**Aim of the task:** Reproduce, character for character, the lines below from the first through the one with "const yTicks = [40, 20, 0, -20, -40, -60, -80];". Leave pictures out.

**Dataset content:**
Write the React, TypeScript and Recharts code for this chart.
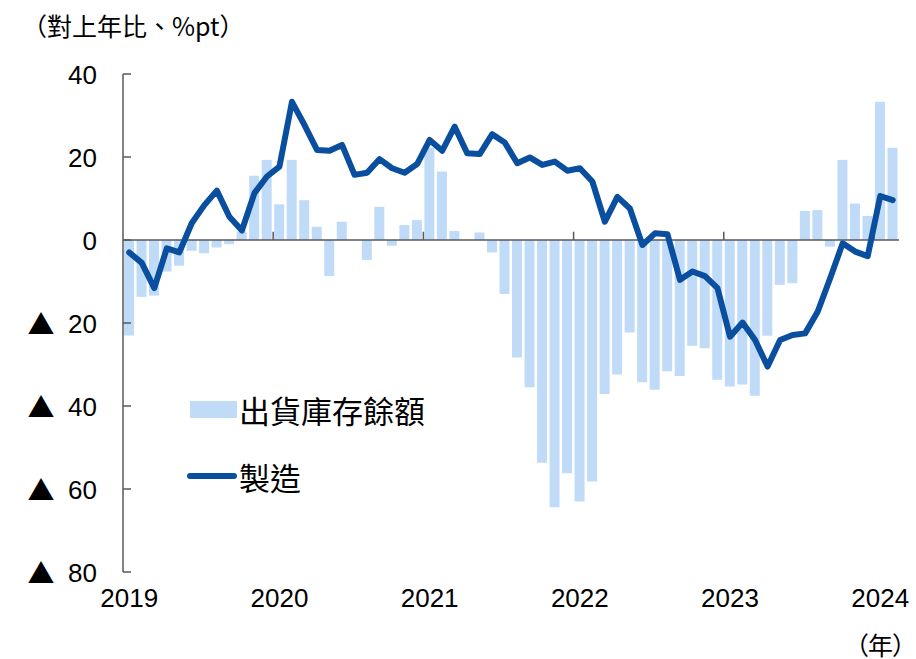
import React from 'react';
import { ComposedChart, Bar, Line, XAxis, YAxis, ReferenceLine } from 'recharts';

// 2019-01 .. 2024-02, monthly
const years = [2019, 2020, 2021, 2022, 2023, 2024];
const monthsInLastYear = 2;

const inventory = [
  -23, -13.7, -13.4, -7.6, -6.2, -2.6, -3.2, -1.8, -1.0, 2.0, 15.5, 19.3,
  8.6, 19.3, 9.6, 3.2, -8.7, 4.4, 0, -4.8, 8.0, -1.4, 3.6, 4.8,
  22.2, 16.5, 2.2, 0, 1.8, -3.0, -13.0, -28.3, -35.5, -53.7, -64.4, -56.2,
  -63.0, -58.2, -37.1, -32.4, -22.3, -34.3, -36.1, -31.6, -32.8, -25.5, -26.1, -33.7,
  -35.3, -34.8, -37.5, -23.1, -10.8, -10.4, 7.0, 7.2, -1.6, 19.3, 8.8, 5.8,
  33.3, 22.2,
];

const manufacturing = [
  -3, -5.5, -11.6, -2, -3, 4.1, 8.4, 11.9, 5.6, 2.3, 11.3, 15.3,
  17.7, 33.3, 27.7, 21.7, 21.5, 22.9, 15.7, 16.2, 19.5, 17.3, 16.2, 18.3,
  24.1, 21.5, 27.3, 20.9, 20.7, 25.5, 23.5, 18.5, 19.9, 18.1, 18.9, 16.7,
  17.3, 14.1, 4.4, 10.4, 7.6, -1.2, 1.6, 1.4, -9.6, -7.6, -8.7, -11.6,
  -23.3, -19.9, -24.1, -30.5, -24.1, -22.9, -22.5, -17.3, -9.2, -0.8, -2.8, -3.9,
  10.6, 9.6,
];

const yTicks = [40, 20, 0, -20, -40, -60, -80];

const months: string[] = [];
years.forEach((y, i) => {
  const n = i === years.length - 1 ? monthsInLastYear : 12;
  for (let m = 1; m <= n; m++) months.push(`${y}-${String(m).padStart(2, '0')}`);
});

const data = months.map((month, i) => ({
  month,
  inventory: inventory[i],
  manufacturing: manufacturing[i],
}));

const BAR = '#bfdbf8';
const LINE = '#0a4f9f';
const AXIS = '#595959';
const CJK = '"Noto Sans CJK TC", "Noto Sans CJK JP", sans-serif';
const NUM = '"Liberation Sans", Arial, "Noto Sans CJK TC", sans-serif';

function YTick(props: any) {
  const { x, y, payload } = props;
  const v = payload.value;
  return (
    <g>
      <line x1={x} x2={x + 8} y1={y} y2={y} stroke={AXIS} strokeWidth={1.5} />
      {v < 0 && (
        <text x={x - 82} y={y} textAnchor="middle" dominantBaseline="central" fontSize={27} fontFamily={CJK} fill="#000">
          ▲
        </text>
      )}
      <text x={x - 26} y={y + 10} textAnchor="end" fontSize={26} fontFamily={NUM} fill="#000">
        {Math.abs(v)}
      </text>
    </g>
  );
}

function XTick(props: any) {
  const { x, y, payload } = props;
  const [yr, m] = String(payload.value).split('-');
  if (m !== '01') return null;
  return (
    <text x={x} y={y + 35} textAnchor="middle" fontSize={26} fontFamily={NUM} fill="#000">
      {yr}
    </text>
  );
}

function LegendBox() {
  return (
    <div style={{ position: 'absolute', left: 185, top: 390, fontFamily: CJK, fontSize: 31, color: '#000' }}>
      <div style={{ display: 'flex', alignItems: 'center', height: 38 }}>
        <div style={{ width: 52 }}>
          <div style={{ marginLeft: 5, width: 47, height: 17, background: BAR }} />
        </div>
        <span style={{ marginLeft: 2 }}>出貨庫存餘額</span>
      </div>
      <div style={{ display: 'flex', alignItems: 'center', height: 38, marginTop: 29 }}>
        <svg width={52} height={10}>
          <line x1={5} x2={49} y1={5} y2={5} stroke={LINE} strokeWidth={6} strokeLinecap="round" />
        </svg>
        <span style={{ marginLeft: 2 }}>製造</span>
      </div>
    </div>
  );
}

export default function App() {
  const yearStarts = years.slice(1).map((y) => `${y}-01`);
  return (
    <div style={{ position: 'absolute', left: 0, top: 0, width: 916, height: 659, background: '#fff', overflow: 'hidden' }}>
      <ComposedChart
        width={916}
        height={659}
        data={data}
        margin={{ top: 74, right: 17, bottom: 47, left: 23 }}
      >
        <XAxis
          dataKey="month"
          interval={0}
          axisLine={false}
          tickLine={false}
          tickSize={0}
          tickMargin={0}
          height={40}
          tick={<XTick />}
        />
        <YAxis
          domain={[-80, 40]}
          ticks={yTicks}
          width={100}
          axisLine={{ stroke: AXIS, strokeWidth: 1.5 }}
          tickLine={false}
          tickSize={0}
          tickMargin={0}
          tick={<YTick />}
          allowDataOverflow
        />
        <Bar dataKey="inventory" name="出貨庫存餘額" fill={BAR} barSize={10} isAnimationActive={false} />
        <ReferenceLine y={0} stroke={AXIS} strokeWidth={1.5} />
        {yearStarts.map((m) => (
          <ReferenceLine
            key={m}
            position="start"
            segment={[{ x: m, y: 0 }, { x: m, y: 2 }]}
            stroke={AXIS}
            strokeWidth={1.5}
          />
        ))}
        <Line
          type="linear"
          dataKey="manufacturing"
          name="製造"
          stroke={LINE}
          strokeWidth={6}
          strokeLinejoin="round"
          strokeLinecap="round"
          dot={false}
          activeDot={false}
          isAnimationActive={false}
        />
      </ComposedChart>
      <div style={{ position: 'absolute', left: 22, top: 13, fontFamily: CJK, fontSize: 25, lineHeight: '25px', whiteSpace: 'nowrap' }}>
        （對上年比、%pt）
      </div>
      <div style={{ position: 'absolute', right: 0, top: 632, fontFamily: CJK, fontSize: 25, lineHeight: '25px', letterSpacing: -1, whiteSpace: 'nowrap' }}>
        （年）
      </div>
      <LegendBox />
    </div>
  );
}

**Output for this exercise:**
Write the React, TypeScript and Recharts code for this chart.
import React from 'react';
import { ComposedChart, Bar, Line, XAxis, YAxis, ReferenceLine } from 'recharts';

// 2019-01 .. 2024-02, monthly
const years = [2019, 2020, 2021, 2022, 2023, 2024];
const monthsInLastYear = 2;

const inventory = [
  -23, -13.7, -13.4, -7.6, -6.2, -2.6, -3.2, -1.8, -1.0, 2.0, 15.5, 19.3,
  8.6, 19.3, 9.6, 3.2, -8.7, 4.4, 0, -4.8, 8.0, -1.4, 3.6, 4.8,
  22.2, 16.5, 2.2, 0, 1.8, -3.0, -13.0, -28.3, -35.5, -53.7, -64.4, -56.2,
  -63.0, -58.2, -37.1, -32.4, -22.3, -34.3, -36.1, -31.6, -32.8, -25.5, -26.1, -33.7,
  -35.3, -34.8, -37.5, -23.1, -10.8, -10.4, 7.0, 7.2, -1.6, 19.3, 8.8, 5.8,
  33.3, 22.2,
];

const manufacturing = [
  -3, -5.5, -11.6, -2, -3, 4.1, 8.4, 11.9, 5.6, 2.3, 11.3, 15.3,
  17.7, 33.3, 27.7, 21.7, 21.5, 22.9, 15.7, 16.2, 19.5, 17.3, 16.2, 18.3,
  24.1, 21.5, 27.3, 20.9, 20.7, 25.5, 23.5, 18.5, 19.9, 18.1, 18.9, 16.7,
  17.3, 14.1, 4.4, 10.4, 7.6, -1.2, 1.6, 1.4, -9.6, -7.6, -8.7, -11.6,
  -23.3, -19.9, -24.1, -30.5, -24.1, -22.9, -22.5, -17.3, -9.2, -0.8, -2.8, -3.9,
  10.6, 9.6,
];

const yTicks = [40, 20, 0, -20, -40, -60, -80];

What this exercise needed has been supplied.